Good for another 40 years

Project deviation finished, back on track

Since there are still many things left to do, I didn't just sit around and watch the PB Blaster work. Next up was the brake booster and master cylinder. This should be reasonably straightforward job with one known pain point, the installation of the "bitch clip".

As it turns out the installation of the infamous clip went relatively smoothly. It connects the brake pedal lever from the cockpit to the actuator rod from the back of the brake booster. The space to work in is very limited and the sequence of actions require force vectors from different directions. Other than dropping the clip a couple of times and having to fish it out with a magnetic stick, it was done in 5 minutes.

What didn't go smoothly was connecting the brake lines to the master cylinder. The first two went easily, lulling me into dropping my guard. And then I heard that laughter again and this time, the TV wasn't on.

Brake booster - large round device bottom right, master cylinder is the
long cylinder in the middle. Brake lines attach to the sides and bottom.
Brake lines are flexible steel lines. The ends are flared and there is a knurled bullet shaped bolt/fitting that rides up against the flare and secures the line to the master cylinder. You just start it with your fingers and then tighten it down with a special wrench called a flared wrench. Very similar to a box wrench with a chunk cut out. The chunk allows you to slip the tool past the brake line and then onto the fitting. Since other than the chunk the tool grips the fitting on all sides, you get a nice secure grip and lessen the chance of rounding the fitting, which would really suck.

Like I said, the first two lines, in like Flint, but the 3rd... This was coming up from bottom. See the issue here is, the fitting isn't forgiving or sloppy. Some bolts and holes are loose and you can kinda wiggle to get started. The bolt will catch and automatically straighten up into alignment. This is the "feel" I was talking about earlier with the alternator connector. With the brake lines, the fitting needs to be perfectly perpendicular on all sides to get started and get threaded. With everything bolted and rigid this is an impossible task. So you loosen everything, twist and bend the lines. Since you can't see the line coming into the bottom you fiddle and wiggle, and fiddle some more. You think you get it started, turning one small thread at a time and .... it doesn't catch, it pops out. Brake line #3 took 60 minutes of work over 2 nights. I finally ended upside down in my engine compartment so I can eyeball the alignments. 10-15 minutes for each of the other lines, but it was finally done.
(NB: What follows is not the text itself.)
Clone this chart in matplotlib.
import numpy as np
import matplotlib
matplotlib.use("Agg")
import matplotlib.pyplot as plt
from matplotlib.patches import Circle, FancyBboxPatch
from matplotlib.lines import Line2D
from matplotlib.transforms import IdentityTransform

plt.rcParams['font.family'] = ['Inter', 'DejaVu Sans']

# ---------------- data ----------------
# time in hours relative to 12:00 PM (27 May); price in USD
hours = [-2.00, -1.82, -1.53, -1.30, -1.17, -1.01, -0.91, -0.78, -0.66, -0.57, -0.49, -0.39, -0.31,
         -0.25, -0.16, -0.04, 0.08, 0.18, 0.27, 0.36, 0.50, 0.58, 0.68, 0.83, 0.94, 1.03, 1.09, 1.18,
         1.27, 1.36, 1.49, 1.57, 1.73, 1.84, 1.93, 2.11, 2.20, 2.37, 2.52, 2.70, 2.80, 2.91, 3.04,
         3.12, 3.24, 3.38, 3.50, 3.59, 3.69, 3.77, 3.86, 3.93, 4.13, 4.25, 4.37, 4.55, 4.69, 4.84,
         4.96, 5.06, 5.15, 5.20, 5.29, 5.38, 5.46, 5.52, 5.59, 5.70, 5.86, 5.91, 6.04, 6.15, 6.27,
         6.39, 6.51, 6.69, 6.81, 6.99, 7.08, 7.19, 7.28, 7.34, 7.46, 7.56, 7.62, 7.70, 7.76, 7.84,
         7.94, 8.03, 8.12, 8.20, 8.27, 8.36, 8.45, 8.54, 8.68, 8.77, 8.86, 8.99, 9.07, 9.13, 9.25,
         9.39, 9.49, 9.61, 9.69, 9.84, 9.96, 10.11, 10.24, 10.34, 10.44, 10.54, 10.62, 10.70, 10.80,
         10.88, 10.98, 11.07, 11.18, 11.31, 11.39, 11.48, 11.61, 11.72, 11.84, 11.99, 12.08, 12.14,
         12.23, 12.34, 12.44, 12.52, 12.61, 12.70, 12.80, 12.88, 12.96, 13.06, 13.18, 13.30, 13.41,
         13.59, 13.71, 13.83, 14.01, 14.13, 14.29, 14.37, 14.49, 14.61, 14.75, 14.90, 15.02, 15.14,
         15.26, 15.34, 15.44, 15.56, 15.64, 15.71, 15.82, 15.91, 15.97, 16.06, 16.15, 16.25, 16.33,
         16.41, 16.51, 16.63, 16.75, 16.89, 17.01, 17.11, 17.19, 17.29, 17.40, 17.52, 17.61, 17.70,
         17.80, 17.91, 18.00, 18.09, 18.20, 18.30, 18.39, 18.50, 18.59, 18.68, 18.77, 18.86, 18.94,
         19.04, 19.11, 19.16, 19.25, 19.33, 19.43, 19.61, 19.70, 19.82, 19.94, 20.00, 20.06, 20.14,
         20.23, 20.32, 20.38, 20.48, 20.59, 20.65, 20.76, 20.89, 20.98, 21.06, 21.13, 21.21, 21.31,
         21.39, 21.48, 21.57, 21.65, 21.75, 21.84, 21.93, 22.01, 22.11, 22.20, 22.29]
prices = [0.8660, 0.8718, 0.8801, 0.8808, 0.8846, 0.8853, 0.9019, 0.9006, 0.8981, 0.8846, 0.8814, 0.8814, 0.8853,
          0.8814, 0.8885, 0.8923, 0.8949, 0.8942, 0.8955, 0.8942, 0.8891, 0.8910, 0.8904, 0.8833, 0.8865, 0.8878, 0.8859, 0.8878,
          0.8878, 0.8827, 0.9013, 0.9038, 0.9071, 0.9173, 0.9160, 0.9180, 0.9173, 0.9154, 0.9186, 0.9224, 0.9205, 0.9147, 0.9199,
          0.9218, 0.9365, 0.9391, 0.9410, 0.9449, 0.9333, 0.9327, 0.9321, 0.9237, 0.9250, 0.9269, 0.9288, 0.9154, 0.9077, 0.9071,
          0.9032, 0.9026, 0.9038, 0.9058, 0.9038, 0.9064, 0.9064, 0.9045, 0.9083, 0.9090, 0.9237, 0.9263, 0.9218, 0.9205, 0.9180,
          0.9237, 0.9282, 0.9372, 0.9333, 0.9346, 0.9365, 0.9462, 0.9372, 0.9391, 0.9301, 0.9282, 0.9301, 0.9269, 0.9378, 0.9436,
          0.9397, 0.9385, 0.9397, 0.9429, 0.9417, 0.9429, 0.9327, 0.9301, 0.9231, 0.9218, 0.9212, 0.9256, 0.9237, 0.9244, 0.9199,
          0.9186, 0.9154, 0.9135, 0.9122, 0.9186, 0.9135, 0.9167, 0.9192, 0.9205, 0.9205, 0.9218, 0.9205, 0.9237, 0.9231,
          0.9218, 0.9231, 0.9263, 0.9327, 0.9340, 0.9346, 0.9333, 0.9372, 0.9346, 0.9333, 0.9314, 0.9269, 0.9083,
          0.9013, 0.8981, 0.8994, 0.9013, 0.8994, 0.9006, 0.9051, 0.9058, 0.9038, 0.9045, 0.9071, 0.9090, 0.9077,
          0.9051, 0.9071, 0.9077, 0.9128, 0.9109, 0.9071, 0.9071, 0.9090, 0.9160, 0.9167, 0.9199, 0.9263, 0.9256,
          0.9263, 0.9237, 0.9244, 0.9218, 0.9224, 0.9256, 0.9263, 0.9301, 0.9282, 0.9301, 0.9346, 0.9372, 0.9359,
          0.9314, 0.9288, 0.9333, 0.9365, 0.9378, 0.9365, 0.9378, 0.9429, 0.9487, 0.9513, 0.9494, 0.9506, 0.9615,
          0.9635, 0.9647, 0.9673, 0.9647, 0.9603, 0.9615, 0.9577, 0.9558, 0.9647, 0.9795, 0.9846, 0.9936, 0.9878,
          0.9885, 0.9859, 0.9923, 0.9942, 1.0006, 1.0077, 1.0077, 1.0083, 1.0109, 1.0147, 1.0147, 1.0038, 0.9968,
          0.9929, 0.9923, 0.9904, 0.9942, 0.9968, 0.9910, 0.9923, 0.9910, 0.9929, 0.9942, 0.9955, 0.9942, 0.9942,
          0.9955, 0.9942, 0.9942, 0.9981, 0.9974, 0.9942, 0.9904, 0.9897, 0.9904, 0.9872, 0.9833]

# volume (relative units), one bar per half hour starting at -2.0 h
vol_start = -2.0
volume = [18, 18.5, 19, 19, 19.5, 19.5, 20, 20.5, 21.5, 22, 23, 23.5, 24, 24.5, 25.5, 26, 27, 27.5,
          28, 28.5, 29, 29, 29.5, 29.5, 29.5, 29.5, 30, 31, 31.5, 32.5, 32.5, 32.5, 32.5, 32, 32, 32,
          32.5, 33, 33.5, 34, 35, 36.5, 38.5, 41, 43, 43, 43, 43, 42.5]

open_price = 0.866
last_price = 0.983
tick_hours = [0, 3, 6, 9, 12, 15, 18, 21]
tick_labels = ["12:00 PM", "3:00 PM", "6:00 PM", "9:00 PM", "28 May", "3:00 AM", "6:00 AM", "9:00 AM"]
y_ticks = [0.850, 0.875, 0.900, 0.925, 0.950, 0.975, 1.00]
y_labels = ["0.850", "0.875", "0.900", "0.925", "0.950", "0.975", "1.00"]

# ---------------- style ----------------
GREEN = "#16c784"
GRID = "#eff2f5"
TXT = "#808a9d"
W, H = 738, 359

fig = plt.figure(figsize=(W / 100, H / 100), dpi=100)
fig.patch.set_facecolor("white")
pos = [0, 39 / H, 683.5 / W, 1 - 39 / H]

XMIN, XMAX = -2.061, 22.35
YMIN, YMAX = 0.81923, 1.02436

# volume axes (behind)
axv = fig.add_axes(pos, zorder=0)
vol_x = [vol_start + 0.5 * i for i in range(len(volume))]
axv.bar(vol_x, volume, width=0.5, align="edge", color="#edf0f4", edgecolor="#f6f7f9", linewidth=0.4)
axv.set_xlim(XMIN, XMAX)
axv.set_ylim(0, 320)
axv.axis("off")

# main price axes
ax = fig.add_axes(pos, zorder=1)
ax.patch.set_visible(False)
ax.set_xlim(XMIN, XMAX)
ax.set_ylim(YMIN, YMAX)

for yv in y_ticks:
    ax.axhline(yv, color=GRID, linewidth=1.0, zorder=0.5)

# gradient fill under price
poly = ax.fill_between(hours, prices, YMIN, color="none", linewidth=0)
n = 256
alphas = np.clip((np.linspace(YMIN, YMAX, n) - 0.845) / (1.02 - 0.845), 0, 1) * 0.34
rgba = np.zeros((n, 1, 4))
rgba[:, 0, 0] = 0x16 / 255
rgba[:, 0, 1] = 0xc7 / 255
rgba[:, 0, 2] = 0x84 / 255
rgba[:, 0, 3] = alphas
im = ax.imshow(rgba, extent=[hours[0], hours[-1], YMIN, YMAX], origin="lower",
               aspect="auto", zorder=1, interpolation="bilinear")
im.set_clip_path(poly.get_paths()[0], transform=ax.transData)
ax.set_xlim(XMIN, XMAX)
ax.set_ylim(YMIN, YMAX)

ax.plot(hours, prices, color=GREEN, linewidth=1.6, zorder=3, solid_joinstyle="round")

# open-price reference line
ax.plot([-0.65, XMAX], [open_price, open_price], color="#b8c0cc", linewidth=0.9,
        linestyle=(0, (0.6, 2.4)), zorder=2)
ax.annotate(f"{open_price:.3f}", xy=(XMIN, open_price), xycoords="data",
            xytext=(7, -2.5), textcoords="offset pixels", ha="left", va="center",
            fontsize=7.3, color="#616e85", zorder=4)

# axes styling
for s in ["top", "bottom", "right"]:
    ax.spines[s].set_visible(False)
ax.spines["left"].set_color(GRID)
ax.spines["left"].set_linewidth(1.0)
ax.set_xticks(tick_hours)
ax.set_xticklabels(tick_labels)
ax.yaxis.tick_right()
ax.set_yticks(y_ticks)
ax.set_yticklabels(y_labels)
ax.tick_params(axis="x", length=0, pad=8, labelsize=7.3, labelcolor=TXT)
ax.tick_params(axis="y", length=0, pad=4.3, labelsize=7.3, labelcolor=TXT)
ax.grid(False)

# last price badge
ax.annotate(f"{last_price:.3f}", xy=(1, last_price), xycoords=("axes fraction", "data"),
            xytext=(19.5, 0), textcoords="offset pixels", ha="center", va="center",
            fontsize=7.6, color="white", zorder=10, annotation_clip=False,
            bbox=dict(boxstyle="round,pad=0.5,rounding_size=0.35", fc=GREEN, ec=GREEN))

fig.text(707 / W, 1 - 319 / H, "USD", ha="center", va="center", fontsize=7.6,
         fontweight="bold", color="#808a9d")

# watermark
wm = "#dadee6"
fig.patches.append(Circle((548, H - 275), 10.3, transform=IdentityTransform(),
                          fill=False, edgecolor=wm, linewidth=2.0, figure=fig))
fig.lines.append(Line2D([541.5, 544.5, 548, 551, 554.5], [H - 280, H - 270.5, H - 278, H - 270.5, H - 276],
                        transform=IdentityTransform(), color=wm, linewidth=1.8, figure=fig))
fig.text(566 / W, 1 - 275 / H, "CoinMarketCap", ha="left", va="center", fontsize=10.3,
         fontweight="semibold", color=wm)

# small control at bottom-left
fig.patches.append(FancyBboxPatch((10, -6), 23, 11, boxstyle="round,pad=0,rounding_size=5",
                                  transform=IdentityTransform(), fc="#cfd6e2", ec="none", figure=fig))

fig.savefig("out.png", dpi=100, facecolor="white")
You just never know where you're going find problems.

With that behind me, it was time for some fun, brainless activity. I fitted my grills, and the vintage Cibie driving lights. They'll have to come back off when I do the final adjustment of the hood, but they look pretty good.
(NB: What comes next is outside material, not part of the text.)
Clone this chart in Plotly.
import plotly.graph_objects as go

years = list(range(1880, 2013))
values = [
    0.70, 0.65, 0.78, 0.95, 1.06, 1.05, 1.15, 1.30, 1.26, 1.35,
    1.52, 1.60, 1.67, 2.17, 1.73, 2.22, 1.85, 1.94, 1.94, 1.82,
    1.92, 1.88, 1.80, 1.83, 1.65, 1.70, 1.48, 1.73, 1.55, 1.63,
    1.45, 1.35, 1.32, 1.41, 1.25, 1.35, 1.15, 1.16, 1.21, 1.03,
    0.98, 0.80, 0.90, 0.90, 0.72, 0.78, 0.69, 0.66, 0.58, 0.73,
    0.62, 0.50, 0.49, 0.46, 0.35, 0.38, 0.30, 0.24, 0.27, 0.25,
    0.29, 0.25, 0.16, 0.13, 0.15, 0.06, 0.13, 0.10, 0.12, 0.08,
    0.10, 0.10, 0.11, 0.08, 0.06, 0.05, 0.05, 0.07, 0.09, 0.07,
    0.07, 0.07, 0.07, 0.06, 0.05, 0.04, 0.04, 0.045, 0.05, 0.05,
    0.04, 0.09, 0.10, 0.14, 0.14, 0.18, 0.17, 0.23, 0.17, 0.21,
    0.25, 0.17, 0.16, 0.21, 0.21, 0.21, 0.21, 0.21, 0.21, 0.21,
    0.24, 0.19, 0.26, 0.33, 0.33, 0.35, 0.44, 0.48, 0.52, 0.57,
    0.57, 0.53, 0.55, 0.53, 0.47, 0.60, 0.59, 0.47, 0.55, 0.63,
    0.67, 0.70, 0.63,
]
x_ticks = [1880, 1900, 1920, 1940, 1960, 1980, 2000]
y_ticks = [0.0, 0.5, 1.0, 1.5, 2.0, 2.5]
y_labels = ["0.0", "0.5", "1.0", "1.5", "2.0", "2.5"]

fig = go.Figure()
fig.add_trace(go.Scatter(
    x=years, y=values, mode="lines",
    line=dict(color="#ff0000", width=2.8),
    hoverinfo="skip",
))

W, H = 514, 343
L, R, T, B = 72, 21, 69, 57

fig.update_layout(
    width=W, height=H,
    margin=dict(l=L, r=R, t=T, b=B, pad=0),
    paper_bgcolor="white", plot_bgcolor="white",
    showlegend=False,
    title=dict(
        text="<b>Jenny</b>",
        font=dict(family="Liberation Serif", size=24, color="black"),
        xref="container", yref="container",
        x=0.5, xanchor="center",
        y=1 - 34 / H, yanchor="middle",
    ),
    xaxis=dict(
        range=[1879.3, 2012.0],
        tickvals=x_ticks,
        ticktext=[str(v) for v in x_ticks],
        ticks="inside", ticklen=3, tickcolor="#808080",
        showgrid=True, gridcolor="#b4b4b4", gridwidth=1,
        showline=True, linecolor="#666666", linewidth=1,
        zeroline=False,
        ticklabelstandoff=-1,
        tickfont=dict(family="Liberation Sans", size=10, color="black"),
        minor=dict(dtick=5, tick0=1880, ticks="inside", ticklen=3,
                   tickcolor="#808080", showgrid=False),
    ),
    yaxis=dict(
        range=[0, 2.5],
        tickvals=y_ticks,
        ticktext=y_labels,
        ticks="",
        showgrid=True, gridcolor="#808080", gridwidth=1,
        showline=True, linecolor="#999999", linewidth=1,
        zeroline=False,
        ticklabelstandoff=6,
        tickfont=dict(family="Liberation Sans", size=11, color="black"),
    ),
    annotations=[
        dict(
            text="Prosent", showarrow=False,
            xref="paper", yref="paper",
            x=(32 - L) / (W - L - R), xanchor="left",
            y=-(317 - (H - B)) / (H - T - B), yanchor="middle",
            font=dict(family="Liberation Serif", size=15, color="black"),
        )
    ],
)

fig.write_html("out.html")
With H4's and the Cibie's, I should be throwing down some serious light power


Attached the Euro spec turn signals Maggie got me for my birthday to replace the hideous US spec frog eyes.




And attached my Nurburgring grill badge. And since I have driven the Ring, 3 days in a BMW, I'm not a poseur and have been granted the right by the German government.





The only major mechanical task is hooking up the clutch bits. Then I'll be ready to try to start it. I'm sure I'll have plenty of issues, gremlins, leaks etc to chase down after then. But I'm getting close.